WORK TO COMPLETE
Filter the records below for the word "React". Copy each line that holds it.

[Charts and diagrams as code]
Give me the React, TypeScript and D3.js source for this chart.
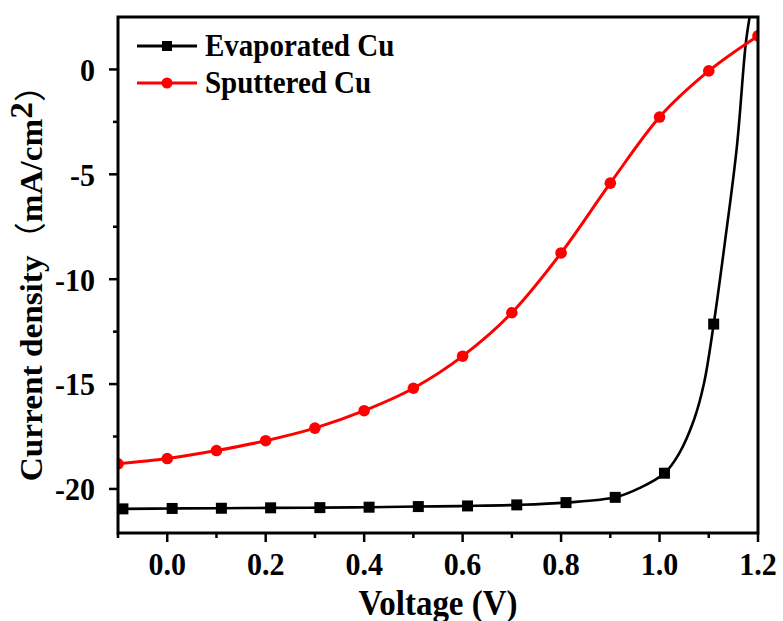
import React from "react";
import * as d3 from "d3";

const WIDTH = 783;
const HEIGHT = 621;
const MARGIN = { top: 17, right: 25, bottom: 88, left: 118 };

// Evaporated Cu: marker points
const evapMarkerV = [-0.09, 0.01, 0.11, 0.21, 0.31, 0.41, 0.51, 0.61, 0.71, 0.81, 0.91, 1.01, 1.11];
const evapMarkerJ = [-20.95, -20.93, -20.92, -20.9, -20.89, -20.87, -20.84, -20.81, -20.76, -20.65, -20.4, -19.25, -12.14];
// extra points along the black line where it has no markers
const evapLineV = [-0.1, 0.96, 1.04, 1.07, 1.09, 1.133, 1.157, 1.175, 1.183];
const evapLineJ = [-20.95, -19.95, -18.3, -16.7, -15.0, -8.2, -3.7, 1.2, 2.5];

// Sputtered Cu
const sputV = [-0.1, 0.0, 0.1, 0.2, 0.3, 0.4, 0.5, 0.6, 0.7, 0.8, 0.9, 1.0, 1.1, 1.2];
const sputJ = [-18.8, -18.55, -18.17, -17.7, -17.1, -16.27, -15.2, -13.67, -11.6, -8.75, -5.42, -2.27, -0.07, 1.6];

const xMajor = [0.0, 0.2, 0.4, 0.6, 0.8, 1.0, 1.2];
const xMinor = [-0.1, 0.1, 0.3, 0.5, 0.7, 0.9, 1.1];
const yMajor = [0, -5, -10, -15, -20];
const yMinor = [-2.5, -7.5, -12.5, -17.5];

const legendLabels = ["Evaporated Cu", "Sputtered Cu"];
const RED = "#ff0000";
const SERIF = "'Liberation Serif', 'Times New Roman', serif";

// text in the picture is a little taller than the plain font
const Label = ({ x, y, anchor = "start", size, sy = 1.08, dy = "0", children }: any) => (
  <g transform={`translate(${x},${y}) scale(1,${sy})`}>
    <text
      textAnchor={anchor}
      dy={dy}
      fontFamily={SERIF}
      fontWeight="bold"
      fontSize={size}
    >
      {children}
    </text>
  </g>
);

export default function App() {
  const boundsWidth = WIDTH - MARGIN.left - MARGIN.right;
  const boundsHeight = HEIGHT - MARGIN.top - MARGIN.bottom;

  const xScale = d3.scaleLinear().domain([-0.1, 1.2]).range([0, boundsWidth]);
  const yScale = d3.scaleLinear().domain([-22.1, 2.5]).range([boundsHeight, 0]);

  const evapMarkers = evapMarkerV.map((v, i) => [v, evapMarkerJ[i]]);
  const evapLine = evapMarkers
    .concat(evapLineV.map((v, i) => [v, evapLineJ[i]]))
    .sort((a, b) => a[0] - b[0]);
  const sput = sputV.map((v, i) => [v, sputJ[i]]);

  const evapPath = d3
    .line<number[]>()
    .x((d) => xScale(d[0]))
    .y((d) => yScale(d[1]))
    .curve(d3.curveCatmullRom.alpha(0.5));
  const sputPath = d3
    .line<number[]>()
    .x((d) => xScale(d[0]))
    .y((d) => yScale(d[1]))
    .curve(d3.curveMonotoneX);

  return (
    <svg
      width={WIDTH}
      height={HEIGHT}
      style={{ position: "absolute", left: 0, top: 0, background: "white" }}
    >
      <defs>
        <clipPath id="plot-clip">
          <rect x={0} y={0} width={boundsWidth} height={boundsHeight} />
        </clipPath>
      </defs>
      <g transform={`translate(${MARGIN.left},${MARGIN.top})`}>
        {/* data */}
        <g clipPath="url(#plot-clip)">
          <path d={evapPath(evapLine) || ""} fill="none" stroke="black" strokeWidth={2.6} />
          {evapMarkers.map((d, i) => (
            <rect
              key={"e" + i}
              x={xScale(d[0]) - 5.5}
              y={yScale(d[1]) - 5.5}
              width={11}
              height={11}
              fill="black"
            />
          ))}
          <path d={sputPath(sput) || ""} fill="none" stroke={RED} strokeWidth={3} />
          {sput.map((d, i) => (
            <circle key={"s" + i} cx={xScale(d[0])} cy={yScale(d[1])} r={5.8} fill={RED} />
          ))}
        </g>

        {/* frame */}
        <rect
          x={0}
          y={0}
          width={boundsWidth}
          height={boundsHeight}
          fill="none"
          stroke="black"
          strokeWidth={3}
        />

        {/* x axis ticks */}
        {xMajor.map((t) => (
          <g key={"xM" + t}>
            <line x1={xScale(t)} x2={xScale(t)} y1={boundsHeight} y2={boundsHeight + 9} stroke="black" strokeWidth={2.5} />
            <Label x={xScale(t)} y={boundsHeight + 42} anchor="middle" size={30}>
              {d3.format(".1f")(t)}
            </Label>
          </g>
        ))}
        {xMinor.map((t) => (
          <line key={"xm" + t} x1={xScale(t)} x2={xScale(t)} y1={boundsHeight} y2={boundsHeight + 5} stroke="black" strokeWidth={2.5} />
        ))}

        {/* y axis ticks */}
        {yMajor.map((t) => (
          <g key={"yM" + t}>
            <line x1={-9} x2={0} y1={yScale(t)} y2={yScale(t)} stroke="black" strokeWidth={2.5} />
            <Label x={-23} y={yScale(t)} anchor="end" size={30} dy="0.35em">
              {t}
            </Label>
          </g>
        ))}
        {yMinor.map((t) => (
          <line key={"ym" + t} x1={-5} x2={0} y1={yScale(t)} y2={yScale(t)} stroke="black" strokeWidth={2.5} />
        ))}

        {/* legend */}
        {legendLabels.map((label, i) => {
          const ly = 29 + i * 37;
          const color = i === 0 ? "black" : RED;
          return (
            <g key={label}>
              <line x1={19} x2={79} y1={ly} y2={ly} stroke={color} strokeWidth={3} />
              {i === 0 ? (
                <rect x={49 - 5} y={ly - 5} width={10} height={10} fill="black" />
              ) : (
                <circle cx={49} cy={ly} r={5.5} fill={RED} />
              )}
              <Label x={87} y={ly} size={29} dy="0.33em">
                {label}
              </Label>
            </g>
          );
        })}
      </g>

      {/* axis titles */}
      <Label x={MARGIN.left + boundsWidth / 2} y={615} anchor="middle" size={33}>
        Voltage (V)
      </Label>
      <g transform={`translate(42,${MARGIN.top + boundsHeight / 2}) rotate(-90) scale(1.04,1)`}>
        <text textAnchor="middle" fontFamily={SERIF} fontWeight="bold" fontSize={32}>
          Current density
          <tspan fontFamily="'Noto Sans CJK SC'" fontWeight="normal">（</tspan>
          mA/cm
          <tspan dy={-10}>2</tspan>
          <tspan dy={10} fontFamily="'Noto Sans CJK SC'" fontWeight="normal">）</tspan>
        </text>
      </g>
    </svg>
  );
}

--

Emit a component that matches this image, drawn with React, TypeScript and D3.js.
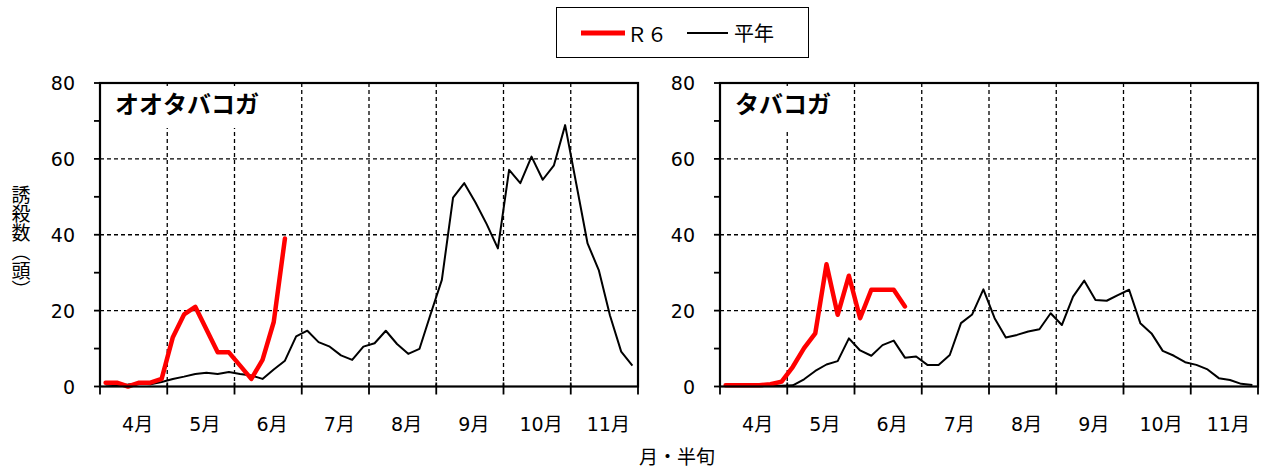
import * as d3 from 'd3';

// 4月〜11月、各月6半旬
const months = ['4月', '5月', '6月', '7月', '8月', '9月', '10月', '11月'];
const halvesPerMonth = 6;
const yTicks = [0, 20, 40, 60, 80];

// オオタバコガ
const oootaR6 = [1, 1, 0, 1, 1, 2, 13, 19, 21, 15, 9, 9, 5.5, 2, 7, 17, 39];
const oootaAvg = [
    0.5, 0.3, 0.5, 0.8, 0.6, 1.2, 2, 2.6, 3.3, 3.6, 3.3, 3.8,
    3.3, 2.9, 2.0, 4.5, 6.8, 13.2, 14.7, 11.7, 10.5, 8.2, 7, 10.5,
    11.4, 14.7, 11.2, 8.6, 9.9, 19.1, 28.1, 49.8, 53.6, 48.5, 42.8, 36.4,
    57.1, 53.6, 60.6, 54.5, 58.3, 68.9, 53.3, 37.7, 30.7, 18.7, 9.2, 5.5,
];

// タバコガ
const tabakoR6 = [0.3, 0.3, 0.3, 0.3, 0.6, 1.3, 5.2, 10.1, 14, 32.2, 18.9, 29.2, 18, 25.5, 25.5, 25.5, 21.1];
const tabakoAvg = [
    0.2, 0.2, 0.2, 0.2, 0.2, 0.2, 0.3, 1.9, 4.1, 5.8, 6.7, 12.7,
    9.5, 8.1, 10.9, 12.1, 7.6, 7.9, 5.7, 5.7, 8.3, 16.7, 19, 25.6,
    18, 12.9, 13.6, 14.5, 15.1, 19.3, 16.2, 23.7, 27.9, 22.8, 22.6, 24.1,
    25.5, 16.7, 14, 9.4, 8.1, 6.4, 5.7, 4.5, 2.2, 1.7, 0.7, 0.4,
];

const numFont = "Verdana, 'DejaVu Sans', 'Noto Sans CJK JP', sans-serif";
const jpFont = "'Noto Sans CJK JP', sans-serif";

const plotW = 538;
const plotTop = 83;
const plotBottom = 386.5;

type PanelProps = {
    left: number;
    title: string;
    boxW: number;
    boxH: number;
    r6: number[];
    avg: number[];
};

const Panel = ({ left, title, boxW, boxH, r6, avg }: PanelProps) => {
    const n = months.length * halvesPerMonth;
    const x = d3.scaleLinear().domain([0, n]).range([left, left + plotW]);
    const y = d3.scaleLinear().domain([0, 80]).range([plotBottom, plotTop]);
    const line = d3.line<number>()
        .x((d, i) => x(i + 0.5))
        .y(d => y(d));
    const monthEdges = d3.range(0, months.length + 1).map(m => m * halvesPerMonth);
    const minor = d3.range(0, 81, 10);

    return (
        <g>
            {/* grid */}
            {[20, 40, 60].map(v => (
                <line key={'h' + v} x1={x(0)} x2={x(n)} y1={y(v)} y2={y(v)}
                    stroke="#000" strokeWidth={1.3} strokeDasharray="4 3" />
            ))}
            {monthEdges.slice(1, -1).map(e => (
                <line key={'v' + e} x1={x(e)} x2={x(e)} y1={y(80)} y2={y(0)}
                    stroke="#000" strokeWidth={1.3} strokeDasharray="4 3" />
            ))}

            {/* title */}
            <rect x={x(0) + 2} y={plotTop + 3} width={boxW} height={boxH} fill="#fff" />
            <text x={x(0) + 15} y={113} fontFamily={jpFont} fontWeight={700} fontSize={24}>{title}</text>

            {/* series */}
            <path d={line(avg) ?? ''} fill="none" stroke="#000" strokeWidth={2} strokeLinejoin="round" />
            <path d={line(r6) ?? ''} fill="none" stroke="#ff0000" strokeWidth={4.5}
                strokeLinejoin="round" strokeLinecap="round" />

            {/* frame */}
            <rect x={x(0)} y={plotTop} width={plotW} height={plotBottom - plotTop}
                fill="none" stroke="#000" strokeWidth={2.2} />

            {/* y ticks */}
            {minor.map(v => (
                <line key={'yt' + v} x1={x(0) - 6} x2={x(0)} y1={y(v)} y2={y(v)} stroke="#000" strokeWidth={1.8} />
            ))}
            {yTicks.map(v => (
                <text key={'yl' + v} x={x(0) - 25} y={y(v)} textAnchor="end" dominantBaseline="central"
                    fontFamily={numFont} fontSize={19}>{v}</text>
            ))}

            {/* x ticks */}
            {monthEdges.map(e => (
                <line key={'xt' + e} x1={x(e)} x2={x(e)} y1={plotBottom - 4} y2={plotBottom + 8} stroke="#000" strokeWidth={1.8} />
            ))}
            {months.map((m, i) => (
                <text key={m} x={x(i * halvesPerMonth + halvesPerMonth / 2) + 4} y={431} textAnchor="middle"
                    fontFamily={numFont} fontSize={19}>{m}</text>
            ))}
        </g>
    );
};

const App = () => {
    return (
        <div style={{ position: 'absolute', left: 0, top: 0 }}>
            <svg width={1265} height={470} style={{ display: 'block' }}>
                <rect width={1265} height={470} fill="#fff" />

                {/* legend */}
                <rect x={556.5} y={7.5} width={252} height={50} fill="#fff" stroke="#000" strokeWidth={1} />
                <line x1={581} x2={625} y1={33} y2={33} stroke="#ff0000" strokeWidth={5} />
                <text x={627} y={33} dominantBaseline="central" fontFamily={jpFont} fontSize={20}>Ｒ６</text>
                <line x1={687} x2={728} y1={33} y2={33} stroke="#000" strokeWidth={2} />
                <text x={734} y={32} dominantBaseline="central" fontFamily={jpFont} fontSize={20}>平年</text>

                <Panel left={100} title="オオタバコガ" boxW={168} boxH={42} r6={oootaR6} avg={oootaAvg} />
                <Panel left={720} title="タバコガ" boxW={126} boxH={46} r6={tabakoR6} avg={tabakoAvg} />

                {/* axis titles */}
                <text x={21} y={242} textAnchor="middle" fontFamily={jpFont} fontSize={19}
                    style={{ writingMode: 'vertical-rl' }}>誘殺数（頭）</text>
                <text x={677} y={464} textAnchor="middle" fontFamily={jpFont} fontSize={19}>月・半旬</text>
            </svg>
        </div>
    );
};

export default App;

SOLVED PROBLEM
Give me the React, TypeScript and D3.js source for this chart.
import React from "react";
Emit a component that matches this image, drawn with React, TypeScript and D3.js.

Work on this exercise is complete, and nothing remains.